%%

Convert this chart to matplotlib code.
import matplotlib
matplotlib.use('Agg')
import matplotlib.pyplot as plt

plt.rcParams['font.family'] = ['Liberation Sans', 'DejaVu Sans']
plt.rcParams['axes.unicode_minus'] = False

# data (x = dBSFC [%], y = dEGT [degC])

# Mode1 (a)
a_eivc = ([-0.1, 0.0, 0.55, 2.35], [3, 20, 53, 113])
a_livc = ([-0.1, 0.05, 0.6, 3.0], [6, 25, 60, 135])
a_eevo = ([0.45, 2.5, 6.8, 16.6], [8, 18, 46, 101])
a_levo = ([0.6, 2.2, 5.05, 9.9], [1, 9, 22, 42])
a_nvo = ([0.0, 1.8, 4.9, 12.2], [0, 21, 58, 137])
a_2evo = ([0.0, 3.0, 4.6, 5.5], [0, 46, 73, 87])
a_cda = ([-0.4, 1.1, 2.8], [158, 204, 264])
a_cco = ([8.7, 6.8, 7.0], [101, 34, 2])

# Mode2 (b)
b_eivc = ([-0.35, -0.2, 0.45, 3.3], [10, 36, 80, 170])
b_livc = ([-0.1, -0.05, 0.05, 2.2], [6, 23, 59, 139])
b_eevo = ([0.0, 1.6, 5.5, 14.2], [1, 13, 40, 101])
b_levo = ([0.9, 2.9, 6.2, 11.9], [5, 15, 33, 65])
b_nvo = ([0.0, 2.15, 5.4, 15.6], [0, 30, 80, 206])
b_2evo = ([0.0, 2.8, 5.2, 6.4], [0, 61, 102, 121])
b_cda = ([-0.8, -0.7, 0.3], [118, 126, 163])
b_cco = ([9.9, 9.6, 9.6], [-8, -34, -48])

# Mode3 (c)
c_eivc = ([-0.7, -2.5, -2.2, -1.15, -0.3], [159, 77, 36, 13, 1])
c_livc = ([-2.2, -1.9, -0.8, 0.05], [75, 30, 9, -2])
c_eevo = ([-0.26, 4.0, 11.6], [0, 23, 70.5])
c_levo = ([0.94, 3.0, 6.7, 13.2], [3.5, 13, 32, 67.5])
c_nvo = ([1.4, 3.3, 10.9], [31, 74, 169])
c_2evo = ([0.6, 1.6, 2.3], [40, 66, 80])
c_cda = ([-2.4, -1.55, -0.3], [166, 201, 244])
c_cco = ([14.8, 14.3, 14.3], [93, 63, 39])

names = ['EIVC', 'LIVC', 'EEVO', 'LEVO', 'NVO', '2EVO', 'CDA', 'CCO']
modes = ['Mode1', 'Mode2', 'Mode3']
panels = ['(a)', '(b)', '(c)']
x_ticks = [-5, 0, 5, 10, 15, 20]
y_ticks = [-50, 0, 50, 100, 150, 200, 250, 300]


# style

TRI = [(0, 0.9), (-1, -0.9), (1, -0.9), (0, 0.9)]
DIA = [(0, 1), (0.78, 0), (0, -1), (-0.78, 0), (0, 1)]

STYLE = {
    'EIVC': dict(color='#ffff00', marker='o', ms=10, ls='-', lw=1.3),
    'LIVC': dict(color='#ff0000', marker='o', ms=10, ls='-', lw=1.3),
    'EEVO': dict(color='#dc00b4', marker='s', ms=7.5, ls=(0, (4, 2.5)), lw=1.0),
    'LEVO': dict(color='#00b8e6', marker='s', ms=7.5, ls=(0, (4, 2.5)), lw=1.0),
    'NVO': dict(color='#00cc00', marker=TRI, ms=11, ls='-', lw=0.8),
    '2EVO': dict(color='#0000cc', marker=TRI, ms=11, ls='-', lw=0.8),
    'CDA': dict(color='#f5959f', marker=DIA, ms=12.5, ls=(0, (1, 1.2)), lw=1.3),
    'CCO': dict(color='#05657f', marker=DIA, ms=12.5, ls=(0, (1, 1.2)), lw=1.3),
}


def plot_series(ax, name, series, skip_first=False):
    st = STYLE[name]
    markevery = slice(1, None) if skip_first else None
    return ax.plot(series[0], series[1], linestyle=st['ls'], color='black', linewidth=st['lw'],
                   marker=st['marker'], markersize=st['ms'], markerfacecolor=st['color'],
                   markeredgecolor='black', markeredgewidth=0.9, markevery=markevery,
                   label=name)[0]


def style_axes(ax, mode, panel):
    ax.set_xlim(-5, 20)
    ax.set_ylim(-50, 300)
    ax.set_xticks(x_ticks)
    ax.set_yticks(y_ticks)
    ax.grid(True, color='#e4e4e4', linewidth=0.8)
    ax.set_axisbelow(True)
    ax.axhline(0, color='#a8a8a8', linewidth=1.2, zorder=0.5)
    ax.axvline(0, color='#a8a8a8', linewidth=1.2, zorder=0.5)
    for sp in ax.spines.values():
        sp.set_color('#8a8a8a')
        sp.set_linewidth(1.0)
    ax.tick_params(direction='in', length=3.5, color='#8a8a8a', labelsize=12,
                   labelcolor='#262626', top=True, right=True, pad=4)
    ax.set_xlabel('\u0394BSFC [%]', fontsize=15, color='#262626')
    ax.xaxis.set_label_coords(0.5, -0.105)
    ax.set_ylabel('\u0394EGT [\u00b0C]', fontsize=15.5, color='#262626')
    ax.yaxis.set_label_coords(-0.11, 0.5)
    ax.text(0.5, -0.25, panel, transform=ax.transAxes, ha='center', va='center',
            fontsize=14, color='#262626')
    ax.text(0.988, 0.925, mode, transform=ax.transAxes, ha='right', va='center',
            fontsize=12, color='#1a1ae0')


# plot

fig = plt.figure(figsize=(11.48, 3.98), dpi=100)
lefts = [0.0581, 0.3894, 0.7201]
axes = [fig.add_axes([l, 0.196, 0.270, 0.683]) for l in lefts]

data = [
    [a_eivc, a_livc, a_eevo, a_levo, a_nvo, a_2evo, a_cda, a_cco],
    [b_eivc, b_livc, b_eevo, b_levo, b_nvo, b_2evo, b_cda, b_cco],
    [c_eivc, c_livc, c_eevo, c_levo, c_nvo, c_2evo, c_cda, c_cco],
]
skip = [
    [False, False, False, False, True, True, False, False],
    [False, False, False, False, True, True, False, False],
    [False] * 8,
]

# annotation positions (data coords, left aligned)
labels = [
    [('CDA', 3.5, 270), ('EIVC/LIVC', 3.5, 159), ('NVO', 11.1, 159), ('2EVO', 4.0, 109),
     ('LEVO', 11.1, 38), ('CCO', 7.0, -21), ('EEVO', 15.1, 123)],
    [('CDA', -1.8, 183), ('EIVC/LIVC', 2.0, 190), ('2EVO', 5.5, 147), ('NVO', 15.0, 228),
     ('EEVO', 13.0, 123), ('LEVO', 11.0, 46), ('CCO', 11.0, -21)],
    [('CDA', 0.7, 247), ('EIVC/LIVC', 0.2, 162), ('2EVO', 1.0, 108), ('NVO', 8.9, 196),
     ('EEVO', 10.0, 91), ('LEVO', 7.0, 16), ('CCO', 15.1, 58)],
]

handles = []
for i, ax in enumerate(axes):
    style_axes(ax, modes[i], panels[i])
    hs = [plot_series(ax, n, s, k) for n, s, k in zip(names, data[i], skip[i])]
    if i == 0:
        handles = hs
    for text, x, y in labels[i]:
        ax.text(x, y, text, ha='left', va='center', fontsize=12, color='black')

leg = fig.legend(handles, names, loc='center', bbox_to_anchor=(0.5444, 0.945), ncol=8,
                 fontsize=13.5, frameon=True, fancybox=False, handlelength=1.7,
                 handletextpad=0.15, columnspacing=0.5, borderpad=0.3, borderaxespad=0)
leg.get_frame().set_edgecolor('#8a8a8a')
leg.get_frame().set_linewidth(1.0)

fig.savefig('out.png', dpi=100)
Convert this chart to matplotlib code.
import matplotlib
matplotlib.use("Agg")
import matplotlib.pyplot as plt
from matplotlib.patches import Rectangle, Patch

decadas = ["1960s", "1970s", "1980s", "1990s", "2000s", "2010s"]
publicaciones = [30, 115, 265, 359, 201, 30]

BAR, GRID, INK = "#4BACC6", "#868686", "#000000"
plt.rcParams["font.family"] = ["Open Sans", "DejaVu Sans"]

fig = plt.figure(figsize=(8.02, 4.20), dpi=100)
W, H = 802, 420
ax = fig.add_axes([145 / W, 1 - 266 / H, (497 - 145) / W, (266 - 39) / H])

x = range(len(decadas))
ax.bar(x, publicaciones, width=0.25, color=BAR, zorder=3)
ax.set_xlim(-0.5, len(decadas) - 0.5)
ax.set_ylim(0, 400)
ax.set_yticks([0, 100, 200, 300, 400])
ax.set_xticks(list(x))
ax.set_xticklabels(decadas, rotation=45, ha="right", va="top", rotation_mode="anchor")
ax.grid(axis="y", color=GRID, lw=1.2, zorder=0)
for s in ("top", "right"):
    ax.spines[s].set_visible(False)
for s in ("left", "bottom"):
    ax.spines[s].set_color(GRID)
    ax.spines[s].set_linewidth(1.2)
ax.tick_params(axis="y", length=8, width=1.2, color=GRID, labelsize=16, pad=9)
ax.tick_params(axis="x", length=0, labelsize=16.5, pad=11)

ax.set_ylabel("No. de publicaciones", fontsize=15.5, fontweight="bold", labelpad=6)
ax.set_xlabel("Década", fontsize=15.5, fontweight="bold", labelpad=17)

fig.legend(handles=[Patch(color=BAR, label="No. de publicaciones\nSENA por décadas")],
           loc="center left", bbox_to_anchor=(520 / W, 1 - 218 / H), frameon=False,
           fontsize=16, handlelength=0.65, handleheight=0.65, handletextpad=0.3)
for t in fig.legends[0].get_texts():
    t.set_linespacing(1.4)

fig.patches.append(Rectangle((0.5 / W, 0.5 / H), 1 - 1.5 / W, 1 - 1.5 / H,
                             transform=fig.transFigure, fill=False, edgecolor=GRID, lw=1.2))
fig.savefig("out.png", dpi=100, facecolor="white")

%%

*Goal*:
Write out exactly the lines from the start of the material through the line with "(-0.78, 0), (0, 1)]". No other output is expected.

*Worked answer*:
Convert this chart to matplotlib code.
import matplotlib
matplotlib.use('Agg')
import matplotlib.pyplot as plt

plt.rcParams['font.family'] = ['Liberation Sans', 'DejaVu Sans']
plt.rcParams['axes.unicode_minus'] = False

# data (x = dBSFC [%], y = dEGT [degC])

# Mode1 (a)
a_eivc = ([-0.1, 0.0, 0.55, 2.35], [3, 20, 53, 113])
a_livc = ([-0.1, 0.05, 0.6, 3.0], [6, 25, 60, 135])
a_eevo = ([0.45, 2.5, 6.8, 16.6], [8, 18, 46, 101])
a_levo = ([0.6, 2.2, 5.05, 9.9], [1, 9, 22, 42])
a_nvo = ([0.0, 1.8, 4.9, 12.2], [0, 21, 58, 137])
a_2evo = ([0.0, 3.0, 4.6, 5.5], [0, 46, 73, 87])
a_cda = ([-0.4, 1.1, 2.8], [158, 204, 264])
a_cco = ([8.7, 6.8, 7.0], [101, 34, 2])

# Mode2 (b)
b_eivc = ([-0.35, -0.2, 0.45, 3.3], [10, 36, 80, 170])
b_livc = ([-0.1, -0.05, 0.05, 2.2], [6, 23, 59, 139])
b_eevo = ([0.0, 1.6, 5.5, 14.2], [1, 13, 40, 101])
b_levo = ([0.9, 2.9, 6.2, 11.9], [5, 15, 33, 65])
b_nvo = ([0.0, 2.15, 5.4, 15.6], [0, 30, 80, 206])
b_2evo = ([0.0, 2.8, 5.2, 6.4], [0, 61, 102, 121])
b_cda = ([-0.8, -0.7, 0.3], [118, 126, 163])
b_cco = ([9.9, 9.6, 9.6], [-8, -34, -48])

# Mode3 (c)
c_eivc = ([-0.7, -2.5, -2.2, -1.15, -0.3], [159, 77, 36, 13, 1])
c_livc = ([-2.2, -1.9, -0.8, 0.05], [75, 30, 9, -2])
c_eevo = ([-0.26, 4.0, 11.6], [0, 23, 70.5])
c_levo = ([0.94, 3.0, 6.7, 13.2], [3.5, 13, 32, 67.5])
c_nvo = ([1.4, 3.3, 10.9], [31, 74, 169])
c_2evo = ([0.6, 1.6, 2.3], [40, 66, 80])
c_cda = ([-2.4, -1.55, -0.3], [166, 201, 244])
c_cco = ([14.8, 14.3, 14.3], [93, 63, 39])

names = ['EIVC', 'LIVC', 'EEVO', 'LEVO', 'NVO', '2EVO', 'CDA', 'CCO']
modes = ['Mode1', 'Mode2', 'Mode3']
panels = ['(a)', '(b)', '(c)']
x_ticks = [-5, 0, 5, 10, 15, 20]
y_ticks = [-50, 0, 50, 100, 150, 200, 250, 300]


# style

TRI = [(0, 0.9), (-1, -0.9), (1, -0.9), (0, 0.9)]
DIA = [(0, 1), (0.78, 0), (0, -1), (-0.78, 0), (0, 1)]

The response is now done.